MPT 1327 is an industry standard for trunked radio communications networks.
In a conventional, analog two-way radio system, a standard radio has noise squelch or carrier squelch, which allows a radio to receive all transmissions. Selective calling is used to address a subset of all two-way radios on a single radio frequency channel. Where more than one user is on the same channel, selective calling can address a subset of all receivers or can direct a call to a single radio. Selective calling features fit into two major categories — individual calling and group calling. Individual calls generally have longer time-constants: it takes more air-time to call an individual radio unit than to call a large group of radios.

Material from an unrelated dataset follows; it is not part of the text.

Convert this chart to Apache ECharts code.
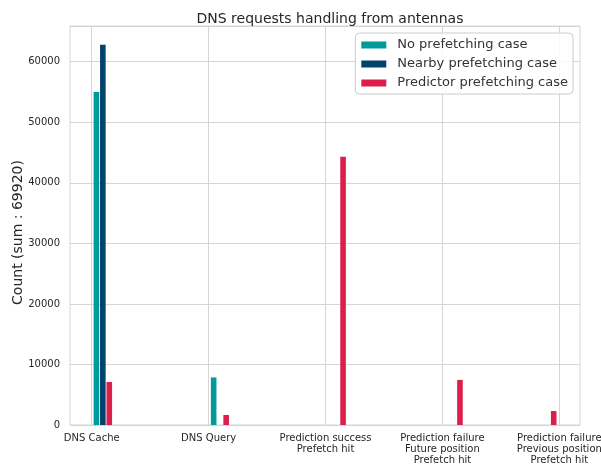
<!DOCTYPE html>
<html>
<head>
<meta charset="utf-8">
<script src="https://cdn.jsdelivr.net/npm/echarts@6/dist/echarts.min.js"></script>
<style>html,body{margin:0;padding:0;background:#fff}#c{width:601px;height:466px}</style>
</head>
<body>
<div id="c"></div>
<script>
var categories = ["DNS Cache", "DNS Query", "Prediction success\nPrefetch hit", "Prediction failure\nFuture position\nPrefetch hit", "Prediction failure\nPrevious position\nPrefetch hit"];
var seriesNames = ["No prefetching case", "Nearby prefetching case", "Predictor prefetching case"];
var noPrefetching = [55000, 7850, 0, 0, 0];
var nearbyPrefetching = [62800, 0, 0, 0, 0];
var predictorPrefetching = [7100, 1650, 44300, 7450, 2300];
var yTicks = [0, 10000, 20000, 30000, 40000, 50000, 60000];

// layout (bar offsets from each category tick, in category units)
var offsets = [
  [0.04, 0.043, 0.04, 0.04, 0.04],
  [0.095, 0.095, 0.095, 0.095, 0.095],
  [0.15, 0.15, 0.15, 0.15, -0.048]
];
var colors = ['#009a9c', '#00446e', '#dc1e4b'];
var allData = [noPrefetching, nearbyPrefetching, predictorPrefetching];

var chart = echarts.init(document.getElementById('c'), null, {renderer: 'canvas'});
var font = 'DejaVu Sans';
var series = allData.map(function (arr, s) {
  return {
    name: seriesNames[s],
    type: 'bar',
    barWidth: 5.6,
    barGap: '-100%',
    itemStyle: {color: colors[s]},
    data: arr.map(function (v, i) { return [i + offsets[s][i], v]; })
  };
});
chart.setOption({
  animation: false,
  textStyle: {fontFamily: font},
  title: {
    text: 'DNS requests handling from antennas',
    left: 325, top: 7, textAlign: 'center',
    textStyle: {fontFamily: font, fontSize: 14, fontWeight: 'normal', color: '#262626'}
  },
  legend: {
    orient: 'vertical', top: 33, right: 28,
    padding: [5, 5, 4, 6],
    itemWidth: 25, itemHeight: 7, itemGap: 5,
    icon: 'rect',
    borderColor: '#cccccc', borderWidth: 1, borderRadius: 4,
    backgroundColor: 'rgba(255,255,255,0.85)',
    textStyle: {fontFamily: font, fontSize: 13, color: '#333333', lineHeight: 14, padding: [0, 0, 0, 6]},
    data: seriesNames
  },
  grid: {left: 70, right: 21, top: 26, bottom: 41, show: true, borderColor: '#d5d5d5', borderWidth: 1,
         containLabel: false, outerBoundsMode: 'none'},
  xAxis: {
    type: 'value', min: -0.186, max: 4.177,
    axisLine: {show: false},
    axisTick: {show: false, customValues: [0, 1, 2, 3, 4]},
    splitLine: {show: true, lineStyle: {color: '#d5d5d5', width: 1}},
    axisLabel: {
      customValues: [0, 1, 2, 3, 4],
      formatter: function (v) { return categories[Math.round(v)]; },
      fontFamily: font, fontSize: 10, color: '#262626', lineHeight: 11, margin: 8,
      hideOverlap: false
    }
  },
  yAxis: {
    type: 'value', min: 0, max: 65900, interval: 10000,
    name: 'Count (sum : 69920)', nameLocation: 'middle', nameGap: 45, nameMoveOverlap: false,
    nameTextStyle: {fontFamily: font, fontSize: 14, color: '#262626', padding: [0, 14, 0, 0]},
    axisLine: {show: false}, axisTick: {show: false},
    splitLine: {show: true, lineStyle: {color: '#d5d5d5', width: 1}},
    axisLabel: {
      fontFamily: font, fontSize: 10, color: '#262626', margin: 10,
      showMaxLabel: false,
      formatter: function (v) { return yTicks.indexOf(v) >= 0 ? String(v) : ''; }
    }
  },
  series: series
});
</script>
</body>
</html>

The Motorola Minitor is a portable, analog, receive only, voice pager typically carried by fire, rescue, and EMS personnel to alert of emergencies. The Minitor, slightly smaller than a pack of cigarettes, is carried on a person and usually left in selective call mode. When the unit is activated, the pager sounds a tone alert, followed by an announcement from a dispatcher alerting the user of a situation. After activation, the pager remains in monitor mode much like a scanner, and monitors transmissions on that channel until the unit is reset back into selective call mode either manually, or automatically after a set period of time, depending on programming.
Remote controls are used any time a two-way radio base station is located away from the desk or office where communication originates. For example, a dispatch center for taxicabs may have an office downtown but have a base station on a distant mountain top. A Tone remote, also known as an EIA Tone remote, is a signaling system used to operate a two-way radio base station by some form of remote control.
Specialized Mobile Radio (SMR) may be an analog or digital trunked two-way radio system, operated by a service in the VHF, 220, UHF, 700, 800 or 900 MHz bands. Some systems with advanced features are referred to as an Enhanced Specialized Mobile Radio (ESMR). Specialized Mobile Radio is a term defined in US Federal Communications Commission (FCC) regulations. The term is of US regulatory origin but may be used in other regions to describe similar commercial systems which offer a radio communications service to businesses.